**** DATA SECTION

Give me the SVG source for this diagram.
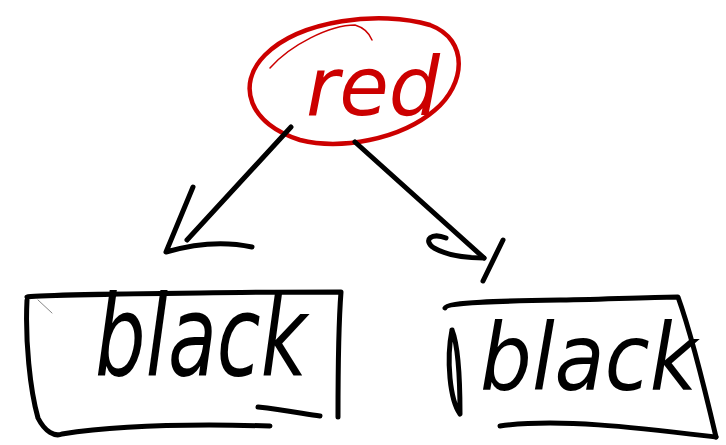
<svg xmlns="http://www.w3.org/2000/svg" width="726" height="445" viewBox="0 0 726 445">
  <style>
    .ink { fill: none; stroke: #000; stroke-width: 5; stroke-linecap: round; stroke-linejoin: round; }
    .thin { fill: none; stroke: #000; stroke-width: 0.8; stroke-linecap: round; opacity: 0.6; }
    .redink { fill: none; stroke: #cc0000; stroke-width: 4.5; stroke-linecap: round; }
    .label { font-family: "DejaVu Sans", "Liberation Sans", sans-serif; font-style: italic; font-weight: normal; }
  </style>
  <rect width="726" height="445" fill="#fff"/>

  <!-- root node -->
  <g id="node-red">
    <path class="redink" d="M 300 140 C 250 125 235 85 265 55 C 300 20 380 10 430 25 C 470 40 465 85 435 110 C 400 140 340 150 300 140 Z"/>
    <path class="redink" style="stroke-width:1.5" d="M 270 68 C 290 45 330 25 355 25 C 365 28 370 35 372 40"/>
    <text class="label" x="306" y="115" font-size="82" fill="#cc0000" textLength="134" lengthAdjust="spacingAndGlyphs">red</text>
  </g>

  <!-- left child -->
  <g id="node-black-left">
    <path class="ink" d="M 27 297 C 30 296 100 294 200 293 C 260 292 320 292 341 292 C 338 330 338 380 338 417"/>
    <path class="ink" d="M 27 300 C 25 340 30 390 38 418 C 45 432 55 437 62 434 C 120 425 200 424 270 426"/>
    <path class="ink" d="M 258 407 C 285 410 305 414 320 416"/>
    <path class="thin" d="M 38 300 L 52 313"/>
    <text class="label" x="95" y="375" font-size="112" fill="#000" textLength="212" lengthAdjust="spacingAndGlyphs">black</text>
  </g>

  <!-- right child -->
  <g id="node-black-right">
    <path class="ink" d="M 445 308 C 447 302 500 301 560 300 C 610 299 660 297 678 297 C 690 330 705 390 716 437"/>
    <path class="ink" d="M 500 426 C 560 418 640 428 716 437"/>
    <path class="ink" d="M 452 330 C 446 360 450 400 460 414 C 460 380 458 345 452 330"/>
    <text class="label" x="480" y="390" font-size="92" fill="#000" textLength="217" lengthAdjust="spacingAndGlyphs">black</text>
  </g>

  <!-- connectors -->
  <g id="connectors">
    <path class="ink" d="M 291 127 L 187 240"/>
    <path class="ink" d="M 193 187 L 166 252 C 190 245 220 240 252 247"/>
    <path class="ink" d="M 355 142 L 484 258"/>
    <path class="ink" d="M 446 238 C 432 232 422 240 434 248 C 448 256 468 258 484 258"/>
    <path class="ink" d="M 503 240 L 483 281"/>
  </g>
</svg>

********

■ INSTRUCTION: Extract the full listing above verbatim; pictures are to be left out of the copy.

■ RESULT FOR THIS EXERCISE:
Give me the SVG source for this diagram.
<svg xmlns="http://www.w3.org/2000/svg" width="726" height="445" viewBox="0 0 726 445">
  <style>
    .ink { fill: none; stroke: #000; stroke-width: 5; stroke-linecap: round; stroke-linejoin: round; }
    .thin { fill: none; stroke: #000; stroke-width: 0.8; stroke-linecap: round; opacity: 0.6; }
    .redink { fill: none; stroke: #cc0000; stroke-width: 4.5; stroke-linecap: round; }
    .label { font-family: "DejaVu Sans", "Liberation Sans", sans-serif; font-style: italic; font-weight: normal; }
  </style>
  <rect width="726" height="445" fill="#fff"/>

  <!-- root node -->
  <g id="node-red">
    <path class="redink" d="M 300 140 C 250 125 235 85 265 55 C 300 20 380 10 430 25 C 470 40 465 85 435 110 C 400 140 340 150 300 140 Z"/>
    <path class="redink" style="stroke-width:1.5" d="M 270 68 C 290 45 330 25 355 25 C 365 28 370 35 372 40"/>
    <text class="label" x="306" y="115" font-size="82" fill="#cc0000" textLength="134" lengthAdjust="spacingAndGlyphs">red</text>
  </g>

  <!-- left child -->
  <g id="node-black-left">
    <path class="ink" d="M 27 297 C 30 296 100 294 200 293 C 260 292 320 292 341 292 C 338 330 338 380 338 417"/>
    <path class="ink" d="M 27 300 C 25 340 30 390 38 418 C 45 432 55 437 62 434 C 120 425 200 424 270 426"/>
    <path class="ink" d="M 258 407 C 285 410 305 414 320 416"/>
    <path class="thin" d="M 38 300 L 52 313"/>
    <text class="label" x="95" y="375" font-size="112" fill="#000" textLength="212" lengthAdjust="spacingAndGlyphs">black</text>
  </g>

  <!-- right child -->
  <g id="node-black-right">
    <path class="ink" d="M 445 308 C 447 302 500 301 560 300 C 610 299 660 297 678 297 C 690 330 705 390 716 437"/>
    <path class="ink" d="M 500 426 C 560 418 640 428 716 437"/>
    <path class="ink" d="M 452 330 C 446 360 450 400 460 414 C 460 380 458 345 452 330"/>
    <text class="label" x="480" y="390" font-size="92" fill="#000" textLength="217" lengthAdjust="spacingAndGlyphs">black</text>
  </g>

  <!-- connectors -->
  <g id="connectors">
    <path class="ink" d="M 291 127 L 187 240"/>
    <path class="ink" d="M 193 187 L 166 252 C 190 245 220 240 252 247"/>
    <path class="ink" d="M 355 142 L 484 258"/>
    <path class="ink" d="M 446 238 C 432 232 422 240 434 248 C 448 256 468 258 484 258"/>
    <path class="ink" d="M 503 240 L 483 281"/>
  </g>
</svg>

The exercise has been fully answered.